[Given request] Pictures do not belong in your copy. Repeat all the other data exactly.
— begin —
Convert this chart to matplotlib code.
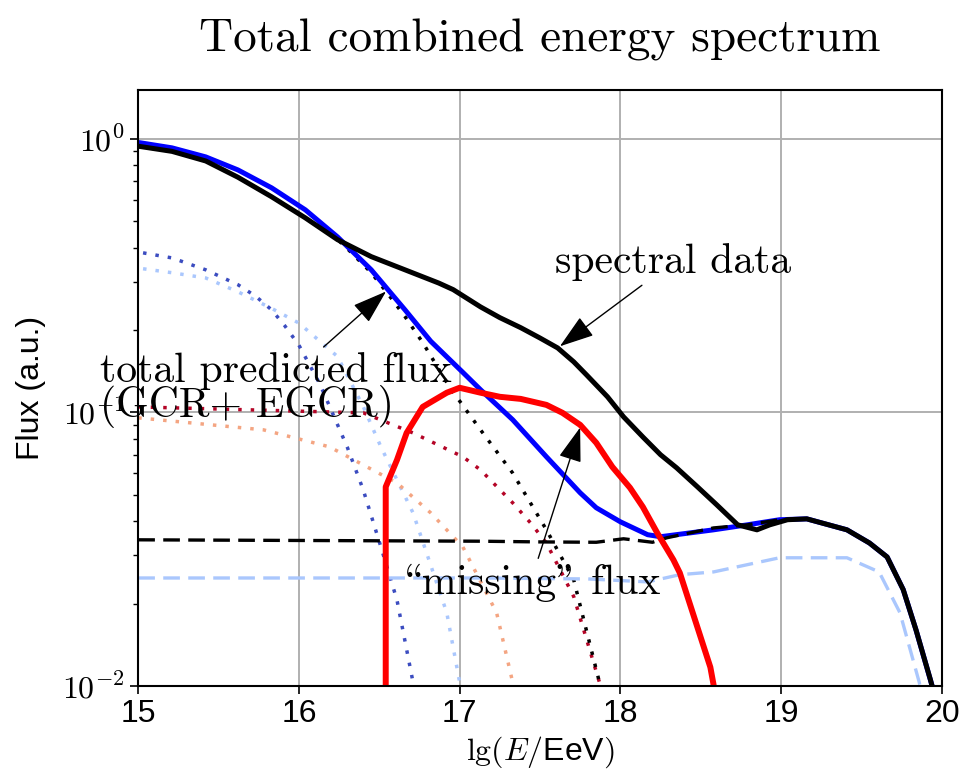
import math
import matplotlib
matplotlib.use("Agg")
import matplotlib.pyplot as plt
from matplotlib.ticker import FuncFormatter

plt.rcParams['font.family'] = ['Liberation Sans', 'DejaVu Sans']
plt.rcParams['font.size'] = 23
plt.rcParams['mathtext.fontset'] = 'cm'

serif = ['cmr10', 'DejaVu Serif']

# spectral data (black solid)
data_x = [15.00, 15.21, 15.42, 15.62, 15.83, 16.04, 16.24, 16.45, 16.66, 16.87, 16.96, 17.13,
          17.25, 17.38, 17.50, 17.61, 17.71, 17.79, 17.92, 18.02, 18.14, 18.25, 18.35, 18.48,
          18.60, 18.73, 18.85, 18.93, 19.04, 19.16, 19.41, 19.55, 19.66, 19.76, 19.84, 19.93, 19.96]
data_y = [0.940, 0.900, 0.830, 0.724, 0.614, 0.514, 0.428, 0.371, 0.332, 0.297, 0.281, 0.243,
          0.222, 0.204, 0.187, 0.172, 0.153, 0.137, 0.114, 0.0963, 0.0813, 0.070, 0.0627, 0.0534,
          0.0459, 0.0388, 0.0372, 0.0388, 0.0405, 0.0408, 0.0372, 0.0333, 0.0296, 0.0225, 0.0160, 0.0105, 0.0090]

# total predicted flux (blue solid)
tot_x = [15.00, 15.21, 15.42, 15.62, 15.83, 16.04, 16.24, 16.45, 16.66, 16.82, 17.02, 17.13,
         17.33, 17.54, 17.75, 17.85, 18.00, 18.17, 18.25, 18.58, 18.79, 18.99, 19.16, 19.41,
         19.55, 19.66, 19.76, 19.84, 19.94, 19.96]
tot_y = [0.970, 0.927, 0.859, 0.770, 0.662, 0.550, 0.438, 0.332, 0.237, 0.182, 0.140, 0.121,
         0.094, 0.0688, 0.0508, 0.0448, 0.0398, 0.0357, 0.0351, 0.0372, 0.0388, 0.0405, 0.0408, 0.0372,
         0.0333, 0.0296, 0.0225, 0.0160, 0.0100, 0.0090]

# "missing" flux (red solid)
miss_x = [16.54, 16.54, 16.61, 16.67, 16.77, 16.92, 17.00, 17.13, 17.25, 17.38, 17.54, 17.64,
          17.75, 17.85, 17.95, 18.06, 18.14, 18.23, 18.33, 18.37, 18.56, 18.58, 18.59]
miss_y = [0.005, 0.0534, 0.0670, 0.0841, 0.1047, 0.118, 0.123, 0.118, 0.114, 0.112, 0.1065, 0.0996,
          0.090, 0.0774, 0.0632, 0.053, 0.0451, 0.0362, 0.0289, 0.0259, 0.0117, 0.0101, 0.009]

# GCR total (black dotted)
gcr_x = [15.00, 15.21, 15.42, 15.62, 15.83, 16.04, 16.24, 16.29, 16.45, 16.55, 16.66, 16.77,
         16.94, 17.13, 17.33, 17.54, 17.71, 17.87, 17.90]
gcr_y = [0.940, 0.900, 0.830, 0.724, 0.614, 0.514, 0.428, 0.403, 0.324, 0.273, 0.224, 0.180,
         0.123, 0.0863, 0.060, 0.0372, 0.0244, 0.0103, 0.009]

# EGCR total (black dashed) and EGCR component (light blue dashed)
egcr_x = [15.00, 17.13, 17.50, 17.85, 18.02, 18.20, 18.29, 18.58, 18.79, 18.99, 19.16, 19.41,
          19.55, 19.66, 19.76, 19.84, 19.94, 19.96]
egcr_y = [0.0342, 0.0338, 0.0336, 0.0335, 0.0345, 0.0335, 0.0348, 0.0378, 0.0388, 0.0405, 0.0408, 0.0372,
          0.0333, 0.0296, 0.0225, 0.0160, 0.0100, 0.0090]
egcr2_x = [15.00, 17.13, 17.80, 18.17, 18.37, 18.58, 18.99, 19.41, 19.61, 19.74, 19.86, 19.88]
egcr2_y = [0.0248, 0.0248, 0.0246, 0.0240, 0.0255, 0.0261, 0.0294, 0.0294, 0.0261, 0.0185, 0.0103, 0.009]

# GCR components (dotted)
c1_x = [15.03, 15.21, 15.42, 15.62, 15.73, 15.83, 15.91, 16.00, 16.13, 16.30, 16.40, 16.51,
        16.61, 16.71, 16.73]
c1_y = [0.383, 0.367, 0.332, 0.293, 0.266, 0.237, 0.208, 0.176, 0.127, 0.0748, 0.0521, 0.0322,
        0.0206, 0.0103, 0.009]
c2_x = [15.03, 15.21, 15.42, 15.62, 15.83, 16.00, 16.24, 16.40, 16.51, 16.71, 16.92, 17.00, 17.01]
c2_y = [0.335, 0.324, 0.310, 0.276, 0.240, 0.212, 0.160, 0.105, 0.0748, 0.0429, 0.0185, 0.0103, 0.009]
c3_x = [15.00, 15.78, 16.19, 16.61, 16.82, 17.02, 17.23, 17.33, 17.35]
c3_y = [0.0955, 0.0863, 0.0748, 0.0552, 0.0429, 0.0322, 0.0185, 0.0103, 0.009]
c4_x = [15.00, 16.40, 16.71, 17.02, 17.13, 17.33, 17.44, 17.54, 17.71, 17.87, 17.89]
c4_y = [0.1047, 0.0996, 0.0841, 0.0688, 0.0616, 0.0467, 0.0395, 0.0333, 0.0212, 0.0103, 0.009]

fig = plt.figure(figsize=(9.6, 7.75), dpi=100)
ax = fig.add_axes([0.144, 0.115, 0.837, 0.769])

dots = (0, (1, 2.6))
dash = (0, (5, 2.5))
ax.plot(c1_x, c1_y, color='#3b4cc0', lw=2.5, ls=dots)
ax.plot(c2_x, c2_y, color='#aac7fd', lw=2.5, ls=dots)
ax.plot(c3_x, c3_y, color='#f4a582', lw=2.5, ls=dots)
ax.plot(c4_x, c4_y, color='#b40426', lw=2.5, ls=dots)
ax.plot(gcr_x, gcr_y, color='black', lw=2.5, ls=dots)
ax.plot(egcr2_x, egcr2_y, color='#aac7fd', lw=2.4, ls=dash)
ax.plot(tot_x, tot_y, color='#0000ff', lw=3.6)
ax.plot(data_x, data_y, color='black', lw=3.6)
ax.plot(egcr_x, egcr_y, color='black', lw=2.4, ls=dash)
ax.plot(miss_x, miss_y, color='#ff0000', lw=4.3)

ax.set_yscale('log')
ax.set_xlim(15, 20)
ax.set_ylim(0.01, 1.51)
ax.yaxis.set_major_formatter(FuncFormatter(lambda v, p: r'$10^{%d}$' % round(math.log10(v))))
ax.grid(True, which='major', color='#b0b0b0', lw=1.4)
ax.tick_params(width=1.2, length=6)
ax.tick_params(which='minor', width=1, length=3.5)
for s in ax.spines.values():
    s.set_linewidth(1.5)

arrow = dict(arrowstyle='-|>,head_length=0.6,head_width=0.2', mutation_scale=36, color='black', lw=1)
ax.annotate('spectral data', xy=(17.61, 0.172), xytext=(18.33, 0.355), fontsize=30,
            family=serif, ha='center', va='center', arrowprops=arrow)
ax.annotate('total predicted flux\n(GCR+ EGCR)', xy=(16.555, 0.281), xytext=(14.76, 0.121),
            fontsize=30, family=serif, ha='left', va='center', linespacing=0.85,
            arrowprops=arrow, annotation_clip=False)
# cmr10 uses TeX encoding: backslash and double quote give the curly quotes
ax.annotate('\\missing" flux', xy=(17.755, 0.090), xytext=(17.44, 0.0238), fontsize=30,
            family=serif, ha='center', va='center', arrowprops=arrow)

ax.set_title('Total combined energy spectrum', fontsize=34, pad=28, family=serif)
ax.set_ylabel('Flux (a.u.)', labelpad=12)
ax.set_xlabel(r'$\lg(E/$EeV$)$')

fig.savefig('out.png', dpi=100)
— end —
[Full answer]
Convert this chart to matplotlib code.
import math
import matplotlib
matplotlib.use("Agg")
import matplotlib.pyplot as plt
from matplotlib.ticker import FuncFormatter

plt.rcParams['font.family'] = ['Liberation Sans', 'DejaVu Sans']
plt.rcParams['font.size'] = 23
plt.rcParams['mathtext.fontset'] = 'cm'

serif = ['cmr10', 'DejaVu Serif']

# spectral data (black solid)
data_x = [15.00, 15.21, 15.42, 15.62, 15.83, 16.04, 16.24, 16.45, 16.66, 16.87, 16.96, 17.13,
          17.25, 17.38, 17.50, 17.61, 17.71, 17.79, 17.92, 18.02, 18.14, 18.25, 18.35, 18.48,
          18.60, 18.73, 18.85, 18.93, 19.04, 19.16, 19.41, 19.55, 19.66, 19.76, 19.84, 19.93, 19.96]
data_y = [0.940, 0.900, 0.830, 0.724, 0.614, 0.514, 0.428, 0.371, 0.332, 0.297, 0.281, 0.243,
          0.222, 0.204, 0.187, 0.172, 0.153, 0.137, 0.114, 0.0963, 0.0813, 0.070, 0.0627, 0.0534,
          0.0459, 0.0388, 0.0372, 0.0388, 0.0405, 0.0408, 0.0372, 0.0333, 0.0296, 0.0225, 0.0160, 0.0105, 0.0090]

# total predicted flux (blue solid)
tot_x = [15.00, 15.21, 15.42, 15.62, 15.83, 16.04, 16.24, 16.45, 16.66, 16.82, 17.02, 17.13,
         17.33, 17.54, 17.75, 17.85, 18.00, 18.17, 18.25, 18.58, 18.79, 18.99, 19.16, 19.41,
         19.55, 19.66, 19.76, 19.84, 19.94, 19.96]
tot_y = [0.970, 0.927, 0.859, 0.770, 0.662, 0.550, 0.438, 0.332, 0.237, 0.182, 0.140, 0.121,
         0.094, 0.0688, 0.0508, 0.0448, 0.0398, 0.0357, 0.0351, 0.0372, 0.0388, 0.0405, 0.0408, 0.0372,
         0.0333, 0.0296, 0.0225, 0.0160, 0.0100, 0.0090]

# "missing" flux (red solid)
miss_x = [16.54, 16.54, 16.61, 16.67, 16.77, 16.92, 17.00, 17.13, 17.25, 17.38, 17.54, 17.64,
          17.75, 17.85, 17.95, 18.06, 18.14, 18.23, 18.33, 18.37, 18.56, 18.58, 18.59]
miss_y = [0.005, 0.0534, 0.0670, 0.0841, 0.1047, 0.118, 0.123, 0.118, 0.114, 0.112, 0.1065, 0.0996,
          0.090, 0.0774, 0.0632, 0.053, 0.0451, 0.0362, 0.0289, 0.0259, 0.0117, 0.0101, 0.009]

# GCR total (black dotted)
gcr_x = [15.00, 15.21, 15.42, 15.62, 15.83, 16.04, 16.24, 16.29, 16.45, 16.55, 16.66, 16.77,
         16.94, 17.13, 17.33, 17.54, 17.71, 17.87, 17.90]
gcr_y = [0.940, 0.900, 0.830, 0.724, 0.614, 0.514, 0.428, 0.403, 0.324, 0.273, 0.224, 0.180,
         0.123, 0.0863, 0.060, 0.0372, 0.0244, 0.0103, 0.009]

# EGCR total (black dashed) and EGCR component (light blue dashed)
egcr_x = [15.00, 17.13, 17.50, 17.85, 18.02, 18.20, 18.29, 18.58, 18.79, 18.99, 19.16, 19.41,
          19.55, 19.66, 19.76, 19.84, 19.94, 19.96]
egcr_y = [0.0342, 0.0338, 0.0336, 0.0335, 0.0345, 0.0335, 0.0348, 0.0378, 0.0388, 0.0405, 0.0408, 0.0372,
          0.0333, 0.0296, 0.0225, 0.0160, 0.0100, 0.0090]
egcr2_x = [15.00, 17.13, 17.80, 18.17, 18.37, 18.58, 18.99, 19.41, 19.61, 19.74, 19.86, 19.88]
egcr2_y = [0.0248, 0.0248, 0.0246, 0.0240, 0.0255, 0.0261, 0.0294, 0.0294, 0.0261, 0.0185, 0.0103, 0.009]

# GCR components (dotted)
c1_x = [15.03, 15.21, 15.42, 15.62, 15.73, 15.83, 15.91, 16.00, 16.13, 16.30, 16.40, 16.51,
        16.61, 16.71, 16.73]
c1_y = [0.383, 0.367, 0.332, 0.293, 0.266, 0.237, 0.208, 0.176, 0.127, 0.0748, 0.0521, 0.0322,
        0.0206, 0.0103, 0.009]
c2_x = [15.03, 15.21, 15.42, 15.62, 15.83, 16.00, 16.24, 16.40, 16.51, 16.71, 16.92, 17.00, 17.01]
c2_y = [0.335, 0.324, 0.310, 0.276, 0.240, 0.212, 0.160, 0.105, 0.0748, 0.0429, 0.0185, 0.0103, 0.009]
c3_x = [15.00, 15.78, 16.19, 16.61, 16.82, 17.02, 17.23, 17.33, 17.35]
c3_y = [0.0955, 0.0863, 0.0748, 0.0552, 0.0429, 0.0322, 0.0185, 0.0103, 0.009]
c4_x = [15.00, 16.40, 16.71, 17.02, 17.13, 17.33, 17.44, 17.54, 17.71, 17.87, 17.89]
c4_y = [0.1047, 0.0996, 0.0841, 0.0688, 0.0616, 0.0467, 0.0395, 0.0333, 0.0212, 0.0103, 0.009]

fig = plt.figure(figsize=(9.6, 7.75), dpi=100)
ax = fig.add_axes([0.144, 0.115, 0.837, 0.769])

dots = (0, (1, 2.6))
dash = (0, (5, 2.5))
ax.plot(c1_x, c1_y, color='#3b4cc0', lw=2.5, ls=dots)
ax.plot(c2_x, c2_y, color='#aac7fd', lw=2.5, ls=dots)
ax.plot(c3_x, c3_y, color='#f4a582', lw=2.5, ls=dots)
ax.plot(c4_x, c4_y, color='#b40426', lw=2.5, ls=dots)
ax.plot(gcr_x, gcr_y, color='black', lw=2.5, ls=dots)
ax.plot(egcr2_x, egcr2_y, color='#aac7fd', lw=2.4, ls=dash)
ax.plot(tot_x, tot_y, color='#0000ff', lw=3.6)
ax.plot(data_x, data_y, color='black', lw=3.6)
ax.plot(egcr_x, egcr_y, color='black', lw=2.4, ls=dash)
ax.plot(miss_x, miss_y, color='#ff0000', lw=4.3)

ax.set_yscale('log')
ax.set_xlim(15, 20)
ax.set_ylim(0.01, 1.51)
ax.yaxis.set_major_formatter(FuncFormatter(lambda v, p: r'$10^{%d}$' % round(math.log10(v))))
ax.grid(True, which='major', color='#b0b0b0', lw=1.4)
ax.tick_params(width=1.2, length=6)
ax.tick_params(which='minor', width=1, length=3.5)
for s in ax.spines.values():
    s.set_linewidth(1.5)

arrow = dict(arrowstyle='-|>,head_length=0.6,head_width=0.2', mutation_scale=36, color='black', lw=1)
ax.annotate('spectral data', xy=(17.61, 0.172), xytext=(18.33, 0.355), fontsize=30,
            family=serif, ha='center', va='center', arrowprops=arrow)
ax.annotate('total predicted flux\n(GCR+ EGCR)', xy=(16.555, 0.281), xytext=(14.76, 0.121),
            fontsize=30, family=serif, ha='left', va='center', linespacing=0.85,
            arrowprops=arrow, annotation_clip=False)
# cmr10 uses TeX encoding: backslash and double quote give the curly quotes
ax.annotate('\\missing" flux', xy=(17.755, 0.090), xytext=(17.44, 0.0238), fontsize=30,
            family=serif, ha='center', va='center', arrowprops=arrow)

ax.set_title('Total combined energy spectrum', fontsize=34, pad=28, family=serif)
ax.set_ylabel('Flux (a.u.)', labelpad=12)
ax.set_xlabel(r'$\lg(E/$EeV$)$')

fig.savefig('out.png', dpi=100)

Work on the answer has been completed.